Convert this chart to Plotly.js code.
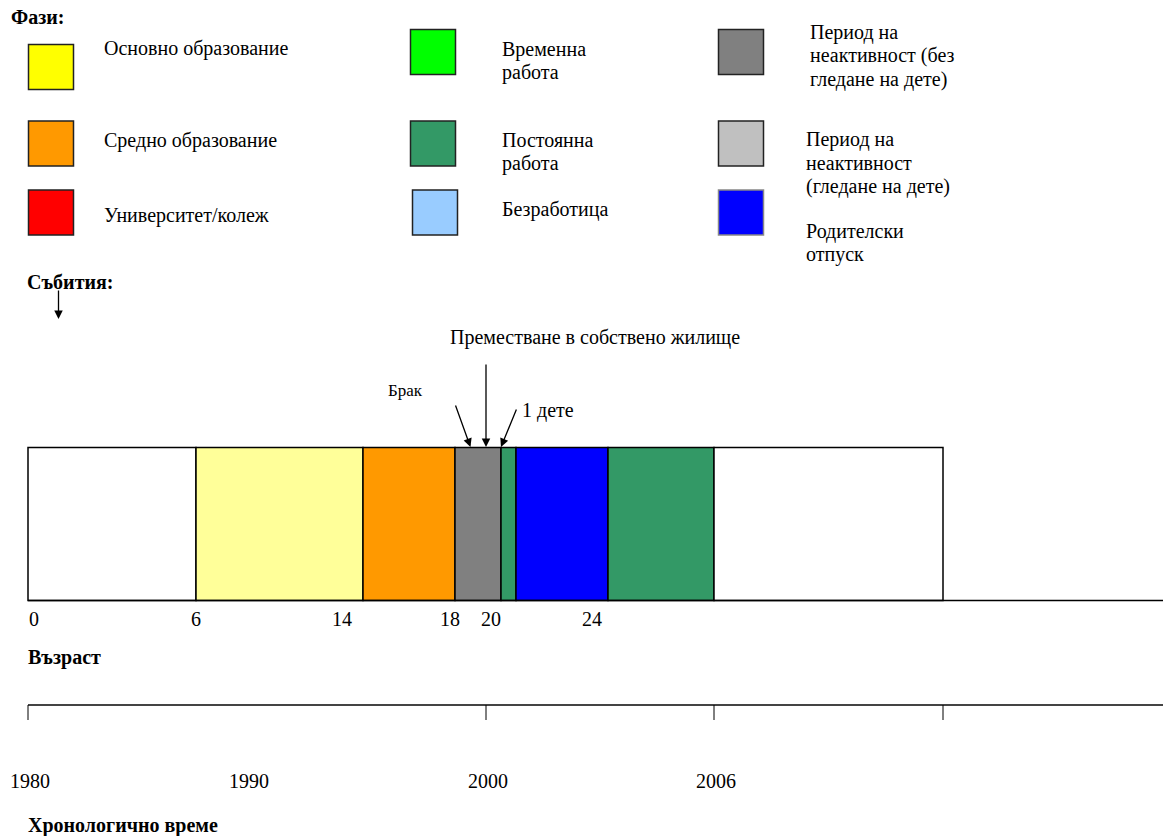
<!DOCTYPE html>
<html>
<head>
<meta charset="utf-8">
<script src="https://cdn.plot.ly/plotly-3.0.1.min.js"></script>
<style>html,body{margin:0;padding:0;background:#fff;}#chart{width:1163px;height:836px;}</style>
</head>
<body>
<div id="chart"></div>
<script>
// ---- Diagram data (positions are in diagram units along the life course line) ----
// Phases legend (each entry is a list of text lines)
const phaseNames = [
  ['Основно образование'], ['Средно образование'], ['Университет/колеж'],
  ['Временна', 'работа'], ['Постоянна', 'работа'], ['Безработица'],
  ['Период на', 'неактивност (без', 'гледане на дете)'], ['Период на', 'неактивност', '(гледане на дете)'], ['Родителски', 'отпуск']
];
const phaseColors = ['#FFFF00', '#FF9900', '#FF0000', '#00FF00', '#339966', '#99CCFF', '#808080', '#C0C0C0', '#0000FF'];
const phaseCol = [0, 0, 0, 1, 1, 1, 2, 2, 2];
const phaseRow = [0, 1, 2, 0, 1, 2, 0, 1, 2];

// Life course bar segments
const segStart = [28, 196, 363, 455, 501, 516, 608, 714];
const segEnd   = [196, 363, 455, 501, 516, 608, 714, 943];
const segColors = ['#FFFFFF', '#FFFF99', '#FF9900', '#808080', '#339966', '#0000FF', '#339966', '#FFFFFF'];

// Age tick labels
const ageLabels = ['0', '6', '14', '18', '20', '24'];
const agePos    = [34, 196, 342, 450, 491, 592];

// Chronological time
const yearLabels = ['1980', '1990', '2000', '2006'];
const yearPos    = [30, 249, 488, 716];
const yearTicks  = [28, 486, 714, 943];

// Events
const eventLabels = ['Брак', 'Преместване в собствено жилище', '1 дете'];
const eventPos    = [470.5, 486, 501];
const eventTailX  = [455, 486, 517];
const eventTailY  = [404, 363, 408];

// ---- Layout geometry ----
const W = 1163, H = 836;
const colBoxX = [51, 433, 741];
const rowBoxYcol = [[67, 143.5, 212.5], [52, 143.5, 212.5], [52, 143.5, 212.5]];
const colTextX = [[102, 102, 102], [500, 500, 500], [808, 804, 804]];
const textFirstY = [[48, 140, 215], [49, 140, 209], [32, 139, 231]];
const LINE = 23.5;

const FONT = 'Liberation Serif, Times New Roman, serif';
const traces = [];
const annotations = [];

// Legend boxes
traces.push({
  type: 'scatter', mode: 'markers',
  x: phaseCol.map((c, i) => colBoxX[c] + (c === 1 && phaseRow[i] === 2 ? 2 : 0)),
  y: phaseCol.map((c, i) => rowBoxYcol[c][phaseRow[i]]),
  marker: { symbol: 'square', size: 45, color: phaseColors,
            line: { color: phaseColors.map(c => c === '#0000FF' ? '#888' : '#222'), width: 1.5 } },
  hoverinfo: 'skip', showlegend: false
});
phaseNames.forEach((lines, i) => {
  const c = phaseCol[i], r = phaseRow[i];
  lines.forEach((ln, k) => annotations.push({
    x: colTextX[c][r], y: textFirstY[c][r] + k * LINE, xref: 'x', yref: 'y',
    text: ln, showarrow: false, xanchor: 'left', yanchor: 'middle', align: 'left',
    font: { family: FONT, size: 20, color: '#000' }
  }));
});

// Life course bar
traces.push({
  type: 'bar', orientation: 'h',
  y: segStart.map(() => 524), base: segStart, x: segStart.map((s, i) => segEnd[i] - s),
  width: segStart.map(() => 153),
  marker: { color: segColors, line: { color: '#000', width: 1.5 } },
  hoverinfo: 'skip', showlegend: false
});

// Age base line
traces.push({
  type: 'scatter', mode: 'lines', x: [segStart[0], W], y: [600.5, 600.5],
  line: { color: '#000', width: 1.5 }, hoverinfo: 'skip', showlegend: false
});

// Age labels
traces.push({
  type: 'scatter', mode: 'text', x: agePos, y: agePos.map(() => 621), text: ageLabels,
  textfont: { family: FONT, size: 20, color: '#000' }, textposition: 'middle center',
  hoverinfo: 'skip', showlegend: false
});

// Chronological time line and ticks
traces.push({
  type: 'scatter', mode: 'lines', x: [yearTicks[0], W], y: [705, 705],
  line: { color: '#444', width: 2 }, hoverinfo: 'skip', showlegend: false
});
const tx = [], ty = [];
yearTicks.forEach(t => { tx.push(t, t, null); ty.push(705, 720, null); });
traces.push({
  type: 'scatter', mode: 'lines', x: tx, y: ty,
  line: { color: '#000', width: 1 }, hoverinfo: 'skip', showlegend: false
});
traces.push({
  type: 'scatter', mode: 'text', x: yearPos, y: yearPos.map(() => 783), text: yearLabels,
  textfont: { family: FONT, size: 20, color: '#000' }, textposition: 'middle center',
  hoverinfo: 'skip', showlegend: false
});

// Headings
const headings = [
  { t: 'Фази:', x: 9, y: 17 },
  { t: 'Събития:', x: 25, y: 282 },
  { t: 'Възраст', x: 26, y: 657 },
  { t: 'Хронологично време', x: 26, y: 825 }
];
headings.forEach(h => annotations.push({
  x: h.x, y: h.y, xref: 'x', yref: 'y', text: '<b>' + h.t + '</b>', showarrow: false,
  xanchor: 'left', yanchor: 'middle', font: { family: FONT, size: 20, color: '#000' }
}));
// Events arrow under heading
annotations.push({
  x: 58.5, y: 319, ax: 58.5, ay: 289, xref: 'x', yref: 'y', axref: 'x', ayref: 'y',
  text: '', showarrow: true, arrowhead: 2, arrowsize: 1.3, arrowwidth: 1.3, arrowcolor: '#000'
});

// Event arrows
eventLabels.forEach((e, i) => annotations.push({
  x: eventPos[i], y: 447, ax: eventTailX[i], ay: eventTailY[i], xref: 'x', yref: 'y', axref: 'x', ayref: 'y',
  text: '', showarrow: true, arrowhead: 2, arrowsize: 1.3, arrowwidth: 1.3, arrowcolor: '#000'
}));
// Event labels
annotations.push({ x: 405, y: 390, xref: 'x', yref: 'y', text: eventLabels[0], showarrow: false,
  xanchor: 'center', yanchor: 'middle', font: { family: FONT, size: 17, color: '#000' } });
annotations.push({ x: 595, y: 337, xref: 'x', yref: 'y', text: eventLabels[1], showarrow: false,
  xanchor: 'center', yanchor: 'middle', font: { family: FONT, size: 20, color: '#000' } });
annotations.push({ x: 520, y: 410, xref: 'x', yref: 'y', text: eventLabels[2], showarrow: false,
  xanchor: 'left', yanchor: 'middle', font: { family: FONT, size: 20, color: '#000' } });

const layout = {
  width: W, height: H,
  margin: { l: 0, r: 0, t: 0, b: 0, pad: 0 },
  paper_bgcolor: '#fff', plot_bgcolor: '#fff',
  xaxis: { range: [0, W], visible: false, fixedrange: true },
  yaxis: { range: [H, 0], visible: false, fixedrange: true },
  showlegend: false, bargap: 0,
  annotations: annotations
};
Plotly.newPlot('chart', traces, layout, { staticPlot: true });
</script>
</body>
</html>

* **What this task involves**
Output exactly the span of lines from the top of the listing through the line holding "[404, 363, 408];", and leave every picture out.

* **Worked solution**
Convert this chart to Plotly.js code.
<!DOCTYPE html>
<html>
<head>
<meta charset="utf-8">
<script src="https://cdn.plot.ly/plotly-3.0.1.min.js"></script>
<style>html,body{margin:0;padding:0;background:#fff;}#chart{width:1163px;height:836px;}</style>
</head>
<body>
<div id="chart"></div>
<script>
// ---- Diagram data (positions are in diagram units along the life course line) ----
// Phases legend (each entry is a list of text lines)
const phaseNames = [
  ['Основно образование'], ['Средно образование'], ['Университет/колеж'],
  ['Временна', 'работа'], ['Постоянна', 'работа'], ['Безработица'],
  ['Период на', 'неактивност (без', 'гледане на дете)'], ['Период на', 'неактивност', '(гледане на дете)'], ['Родителски', 'отпуск']
];
const phaseColors = ['#FFFF00', '#FF9900', '#FF0000', '#00FF00', '#339966', '#99CCFF', '#808080', '#C0C0C0', '#0000FF'];
const phaseCol = [0, 0, 0, 1, 1, 1, 2, 2, 2];
const phaseRow = [0, 1, 2, 0, 1, 2, 0, 1, 2];

// Life course bar segments
const segStart = [28, 196, 363, 455, 501, 516, 608, 714];
const segEnd   = [196, 363, 455, 501, 516, 608, 714, 943];
const segColors = ['#FFFFFF', '#FFFF99', '#FF9900', '#808080', '#339966', '#0000FF', '#339966', '#FFFFFF'];

// Age tick labels
const ageLabels = ['0', '6', '14', '18', '20', '24'];
const agePos    = [34, 196, 342, 450, 491, 592];

// Chronological time
const yearLabels = ['1980', '1990', '2000', '2006'];
const yearPos    = [30, 249, 488, 716];
const yearTicks  = [28, 486, 714, 943];

// Events
const eventLabels = ['Брак', 'Преместване в собствено жилище', '1 дете'];
const eventPos    = [470.5, 486, 501];
const eventTailX  = [455, 486, 517];
const eventTailY  = [404, 363, 408];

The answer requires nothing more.